Did you know that the scars after mole removal can be hidden in the natural creases of the face (or body) so well that it’s almost impossible to see them? Well, it’s true.
Many people are worried about having moles and skin tags removed, especially on the face, because they are concerned about scarring. But as you can see from this Before & After photo, even very large moles can be removed with almost no visible scarring.
With an experienced plastic surgeon, the procedure is much easier and more comfortable than you think. Mole and skin tag removal is almost always done under local anesthesia in the comfort of the office setting (i.e. you don’t need to go to the operating room and you don’t have to be put to sleep). And of course all moles are sent to the lab to be analyzed for cancerous or other potentially worrisome changes. You will normally have the results within a week or less.
Dr. Nicholas Vendemia performs mole and skin tag removal for women and men in the New York metro area. He is a leading cosmetic surgeon in New York City with a reputation for custom care and beautiful results. Feel free to give us a call at 917-703-7069 to schedule a personal consultation, or send us a message by clicking here.
Surgical mole excision should be performed by a plastic surgeon (not a dermatologist) for the following kinds of moles in men and women:
- Moles that are very dark with a near-black or blue hue
- Moles that are growing or changing in any way
- Moles that have multiple different colors within them
- Moles that are raised above the surrounding skin surface
- Moles that aren’t perfectly round, or those that have jagged, irregular borders
- Moles that itch, bleed, or are painful
- Moles that you haven’t had for longer than you can remember
- Any moles that concern you for any reason, even if you aren’t sure what the reason is, and especially if you have a personal or family history of skin cancer
Why is a surgical excision usually better than freezing or shaving for moles and skin tags?

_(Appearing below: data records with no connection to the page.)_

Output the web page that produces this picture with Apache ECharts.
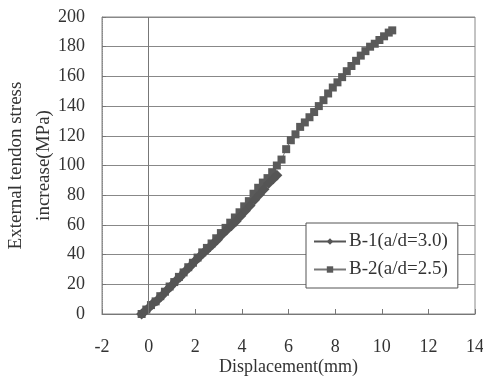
<!DOCTYPE html>
<html>
<head>
<meta charset="utf-8">
<script src="https://cdn.jsdelivr.net/npm/echarts@6/dist/echarts.min.js"></script>
<style>html,body{margin:0;padding:0;background:#fff}#c{width:483px;height:380px}</style>
</head>
<body>
<div id="c"></div>
<script>
var xTicks = [-2, 0, 2, 4, 6, 8, 10, 12, 14];
var yTicks = [0, 20, 40, 60, 80, 100, 120, 140, 160, 180, 200];
var seriesNames = ['B-1(a/d=3.0)', 'B-2(a/d=2.5)'];

var b1X = [-0.30,-0.15,0.00,0.15,0.35,0.55,0.75,0.95,1.15,1.35,1.55,1.75,1.95,2.15,2.35,2.55,2.75,2.95,3.15,3.35,3.55,3.75,3.95,4.15,4.35,4.55,4.75,4.95,5.15,5.35,5.50];
var b1Y = [0,2,4,6.5,9,12,15.5,18.5,22,25,28.5,31.5,35,38,41,44,47,50,53.5,56.5,59.5,62.5,66,69.5,73,77,80.5,84,88,91,93.5];

var b2X = [-0.30,-0.10,0.10,0.30,0.50,0.70,0.90,1.10,1.30,1.50,1.70,1.90,2.10,2.30,2.50,2.70,2.90,3.10,3.30,3.50,3.70,3.90,4.10,4.30,4.50,4.70,4.90,5.10,5.30,5.50,5.70,5.90,6.10,6.30,6.50,6.70,6.90,7.10,7.30,7.50,7.70,7.90,8.10,8.30,8.50,8.70,8.90,9.10,9.30,9.50,9.70,9.90,10.10,10.30,10.45];
var b2Y = [0,3,6,8.5,12,15,18.5,21.5,25,28,31.5,34.5,38,41.5,44.5,47.5,51,54.5,58,61.5,65,68.5,72.5,76,81,85,88.5,91.5,95.5,100,104,111,117,121,126,129,132.5,136,140,144,148.5,152.5,156,159.5,163.5,167,170.5,174,177,180,182,184.5,187,189.5,191];

function pairs(xs, ys){ return xs.map(function(x,i){return [x, ys[i]];}); }

var font = '"Liberation Serif","Times New Roman",serif';
var chart = echarts.init(document.getElementById('c'));
chart.setOption({
  animation: false,
  backgroundColor: '#fff',
  textStyle: {fontFamily: font},
  grid: {left: 102, right: 8, top: 17, bottom: 66, containLabel: false, outerBoundsMode: 'none',
    show: true, borderColor: '#888', borderWidth: 1, backgroundColor: 'transparent'},
  xAxis: {
    type: 'value', min: xTicks[0], max: xTicks[xTicks.length-1], interval: 2,
    name: 'Displacement(mm)', nameLocation: 'middle', nameGap: 44, nameMoveOverlap: false,
    nameTextStyle: {fontFamily: font, fontSize: 18, color: '#333'},
    axisLine: {show: true, onZero: false, lineStyle: {color: '#777'}},
    axisTick: {show: true, inside: true, length: 5, lineStyle: {color: '#777'}},
    axisLabel: {fontFamily: font, fontSize: 18, color: '#333', margin: 24},
    splitLine: {show: false}
  },
  yAxis: {
    type: 'value', min: yTicks[0], max: yTicks[yTicks.length-1], interval: 20,
    name: 'External tendon stress\nincrease(MPa)', nameLocation: 'middle', nameGap: 44, nameRotate: 90,
    nameMoveOverlap: false,
    nameTextStyle: {fontFamily: font, fontSize: 19, color: '#333', lineHeight: 28},
    axisLine: {show: true, onZero: false, lineStyle: {color: '#888', type: 'dotted'}},
    axisTick: {show: true, inside: true, length: 4, lineStyle: {color: '#777'}},
    axisLabel: {fontFamily: font, fontSize: 18, color: '#333', margin: 17},
    splitLine: {show: true, lineStyle: {color: '#888', width: 1}}
  },
  legend: {
    orient: 'vertical', left: 306, top: 223,
    backgroundColor: '#fff', borderColor: '#555', borderWidth: 1,
    padding: [9, 10, 9, 7], itemGap: 9, itemWidth: 32, itemHeight: 8,
    textStyle: {fontFamily: font, fontSize: 19, color: '#333', padding: [0,0,0,-2]},
    data: seriesNames
  },
  series: [
    {
      name: seriesNames[0], type: 'line', data: pairs(b1X, b1Y),
      symbol: 'diamond', symbolSize: 11,
      itemStyle: {color: '#555'}, lineStyle: {color: '#555', width: 1},
      markLine: {silent: true, symbol: 'none', label: {show: false},
        lineStyle: {color: '#777', type: 'solid', width: 1}, data: [{xAxis: 0}]},
      z: 3
    },
    {
      name: seriesNames[1], type: 'line', data: pairs(b2X, b2Y),
      symbol: 'rect', symbolSize: 8,
      itemStyle: {color: '#5a5a5a'}, lineStyle: {color: '#777', width: 1},
      z: 2
    }
  ]
});
</script>
</body>
</html>
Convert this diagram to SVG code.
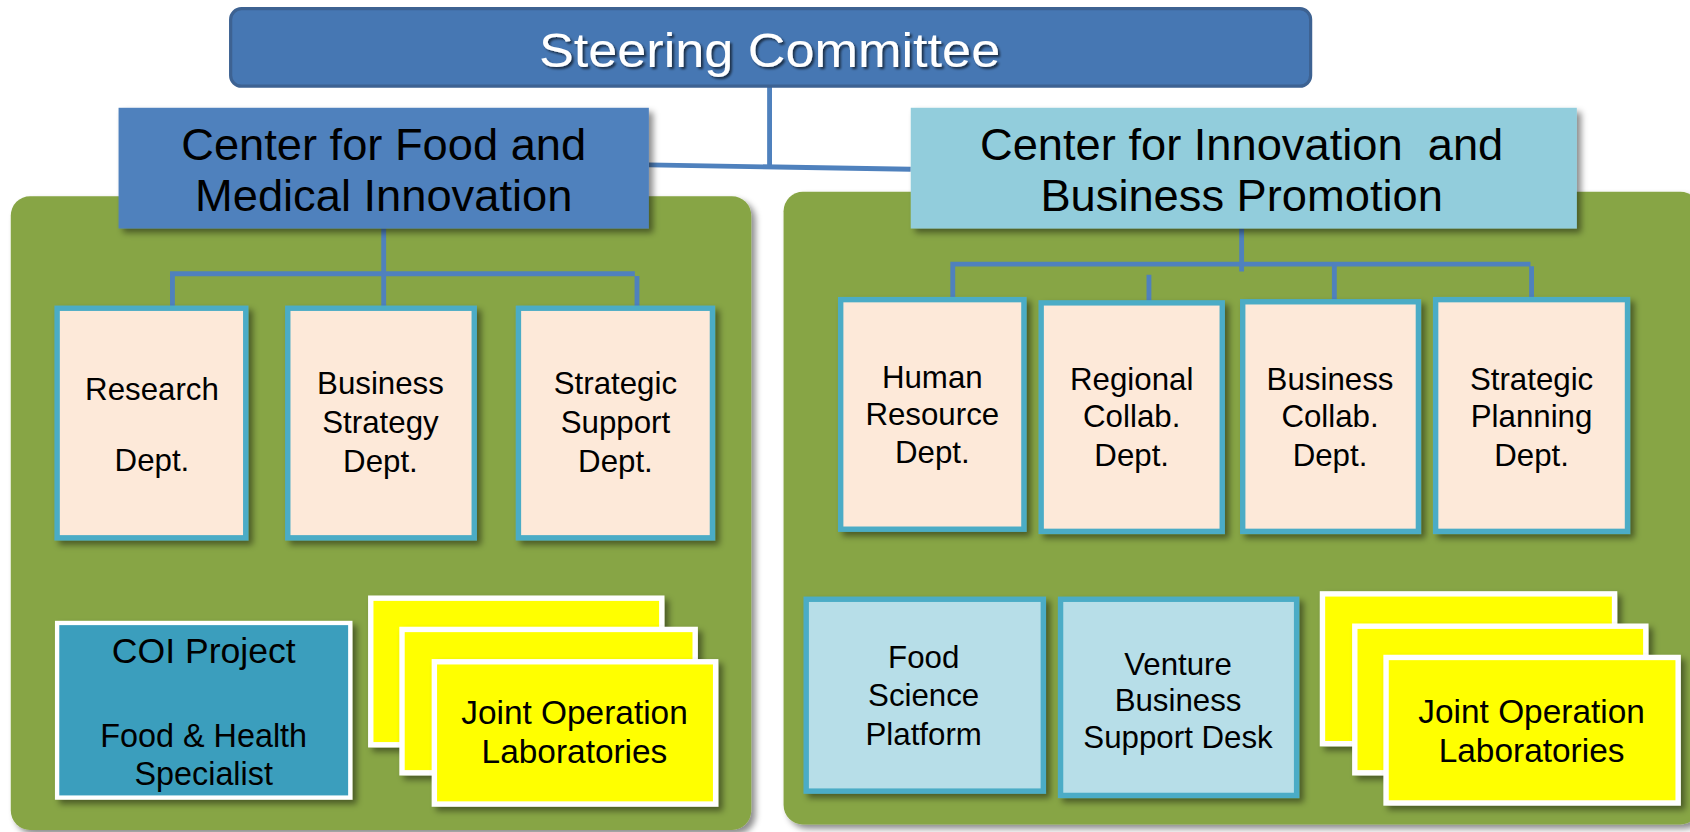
<svg xmlns="http://www.w3.org/2000/svg" width="1690" height="832" viewBox="0 0 1690 832">
<defs>
<filter id="sh" x="-10%" y="-10%" width="130%" height="130%">
<feDropShadow dx="4" dy="4" stdDeviation="3" flood-color="#000" flood-opacity="0.45"/>
</filter>
<filter id="tsh" x="-5%" y="-20%" width="110%" height="150%">
<feDropShadow dx="2" dy="2" stdDeviation="1" flood-color="#000" flood-opacity="0.6"/>
</filter>
<style>
text{font-family:"Liberation Sans","DejaVu Sans",Arial,sans-serif;text-anchor:middle;fill:#000}
.panel{fill:#87a544}
.hdr{font-size:42px}
.dept{fill:#fde9d9;stroke:#4bacc6;stroke-width:5}
.lb{fill:#b7dee8;stroke:#4bacc6;stroke-width:5}
.yel{fill:#ffff00;stroke:#ffffff;stroke-width:5}
.t{font-size:29px}
.ty{font-size:31px}
.con{fill:none;stroke:#4f81bd;stroke-width:4.5}
</style>
</defs>
<rect width="1690" height="832" fill="#ffffff"/>
<g transform="scale(1.07781)">
<g id="panel-left"><rect class="panel" x="10" y="182" width="687" height="588" rx="18" filter="url(#sh)"/></g>
<g id="panel-right"><rect class="panel" x="727" y="178" width="850" height="587" rx="18" filter="url(#sh)"/></g>

<g id="connectors">
<path class="con" d="M714 80 V155"/>
<path class="con" d="M602 153 L845 157"/>
<path class="con" d="M356 212 V288 M160 288 V254 H589 M591 256 V288"/>
<path class="con" d="M1152 212 V252 M884 277 V245 H1420 M1421 247 V277 M1066 255 V281 M1238 245 V280"/>
</g>

<g id="steering">
<rect x="214" y="8" width="1002" height="72" rx="10" fill="#4677b3" stroke="#3d6292" stroke-width="3"/>
<text x="714" y="62" font-size="44" textLength="428" lengthAdjust="spacingAndGlyphs" style="fill:#ffffff" filter="url(#tsh)">Steering Committee</text>
</g>

<g id="center-food">
<rect x="110" y="100" width="492" height="112" fill="#4f81bd" filter="url(#sh)"/>
<text class="hdr" x="356" y="148">Center for Food and</text>
<text class="hdr" x="356" y="196">Medical Innovation</text>
</g>

<g id="center-innovation">
<rect x="845" y="100" width="618" height="112" fill="#92cddc" filter="url(#sh)"/>
<text class="hdr" x="1152" y="148" xml:space="preserve">Center for Innovation  and</text>
<text class="hdr" x="1152" y="196">Business Promotion</text>
</g>

<g id="research">
<rect class="dept" x="53" y="286" width="175" height="213" filter="url(#sh)"/>
<text class="t" x="141" y="371">Research</text>
<text class="t" x="141" y="437">Dept.</text>
</g>
<g id="business-strategy">
<rect class="dept" x="267" y="286" width="173" height="213" filter="url(#sh)"/>
<text class="t" x="353" y="366">Business</text>
<text class="t" x="353" y="402">Strategy</text>
<text class="t" x="353" y="438">Dept.</text>
</g>
<g id="strategic-support">
<rect class="dept" x="481" y="286" width="180" height="213" filter="url(#sh)"/>
<text class="t" x="571" y="366">Strategic</text>
<text class="t" x="571" y="402">Support</text>
<text class="t" x="571" y="438">Dept.</text>
</g>

<g id="human-resource">
<rect class="dept" x="780" y="278" width="170" height="213" filter="url(#sh)"/>
<text class="t" x="865" y="360">Human</text>
<text class="t" x="865" y="394">Resource</text>
<text class="t" x="865" y="430">Dept.</text>
</g>
<g id="regional-collab">
<rect class="dept" x="966" y="281" width="168" height="212" filter="url(#sh)"/>
<text class="t" x="1050" y="362">Regional</text>
<text class="t" x="1050" y="396">Collab.</text>
<text class="t" x="1050" y="432">Dept.</text>
</g>
<g id="business-collab">
<rect class="dept" x="1153" y="280" width="163" height="213" filter="url(#sh)"/>
<text class="t" x="1234" y="362">Business</text>
<text class="t" x="1234" y="396">Collab.</text>
<text class="t" x="1234" y="432">Dept.</text>
</g>
<g id="strategic-planning">
<rect class="dept" x="1332" y="278" width="178" height="215" filter="url(#sh)"/>
<text class="t" x="1421" y="362">Strategic</text>
<text class="t" x="1421" y="396">Planning</text>
<text class="t" x="1421" y="432">Dept.</text>
</g>

<g id="coi-project">
<rect x="53" y="578" width="272" height="162" fill="#3a9ebd" stroke="#ffffff" stroke-width="4" filter="url(#sh)"/>
<text x="189" y="615" font-size="33">COI Project</text>
<text x="189" y="693" font-size="30">Food &amp; Health</text>
<text x="189" y="728" font-size="30">Specialist</text>
</g>

<g id="jol-left">
<rect class="yel" x="344" y="555" width="270" height="136" filter="url(#sh)"/>
<rect class="yel" x="373" y="584" width="272" height="133" filter="url(#sh)"/>
<rect class="yel" x="403" y="614" width="261" height="132" filter="url(#sh)"/>
<text class="ty" x="533" y="672">Joint Operation</text>
<text class="ty" x="533" y="708">Laboratories</text>
</g>

<g id="food-science">
<rect class="lb" x="748" y="556" width="220" height="178" filter="url(#sh)"/>
<text class="t" x="857" y="620">Food</text>
<text class="t" x="857" y="655">Science</text>
<text class="t" x="857" y="691">Platform</text>
</g>
<g id="venture">
<rect class="lb" x="984" y="556" width="219" height="182" filter="url(#sh)"/>
<text class="t" x="1093" y="626">Venture</text>
<text class="t" x="1093" y="660">Business</text>
<text class="t" x="1093" y="694">Support Desk</text>
</g>

<g id="jol-right">
<rect class="yel" x="1227" y="551" width="271" height="139" filter="url(#sh)"/>
<rect class="yel" x="1257" y="581" width="270" height="136" filter="url(#sh)"/>
<rect class="yel" x="1286" y="610" width="271" height="135" filter="url(#sh)"/>
<text class="ty" x="1421" y="671">Joint Operation</text>
<text class="ty" x="1421" y="707">Laboratories</text>
</g>
</g>
</svg>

Freezing and shaving techniques may seem easier than surgical excision, but in the hands of a plastic surgeon that is experienced and meticulous, surgical excisions can actually hurt less, and produce a significantly less noticeable scar. The scars from freezing and shaving in a dermatologist’s office frequently produce round, red scars that can be quite noticeable, especially on the neck, back and chest. In most cases, the thin, fine white line produced with a surgical mole excision can be well hidden with a natural skin crease, and can be nearly impossible to find once it’s fully healed (as you can see in the above photo). In addition, surgical excision always removes the entire lesion, no matter how deep it is, so in the unlikely event that the pathology returns a cancerous or pre-cancerous result, the likelihood of having to do another procedure is vastly diminished compared to a freezing or shaving procedure.
Are there any stitches to remove after mole or skin tag removal?
It depends on the area of the body on which the mole is located, and on your genetics for scar formation. In most cases, the stitches that a plastic surgeon would use are all dissolvable, but in some cases when your surgeon feels that removable stitches will produce a cosmetically better scar, they may be used. Removable stitches on the body are nearly inconsequential because they can be covered with clothing, and stitches on the face are quite inconspicuous because they are so small. The process of removing stitches is also very simple, quick and painless.
How important is sunscreen to keep the scar looking good?
It is CRITICAL to always, always, always use sunscreen on your scars for the first 12 months after surgery or injury. Sun exposure is one of the leading causes of scar hyperpigmentation (darkening), which could be permanent. The best sunscreens for scars contain zinc oxide, which blocks UVA and UVB rays. If you have trouble finding a zinc-containing brand, use the heaviest sun protection you can find (Neutrogena makes SPF 100). And remember, the suns rays are strong enough to penetrate most clothing and bathing suits, so you should still apply sunscreen even if your scars are covered with clothing.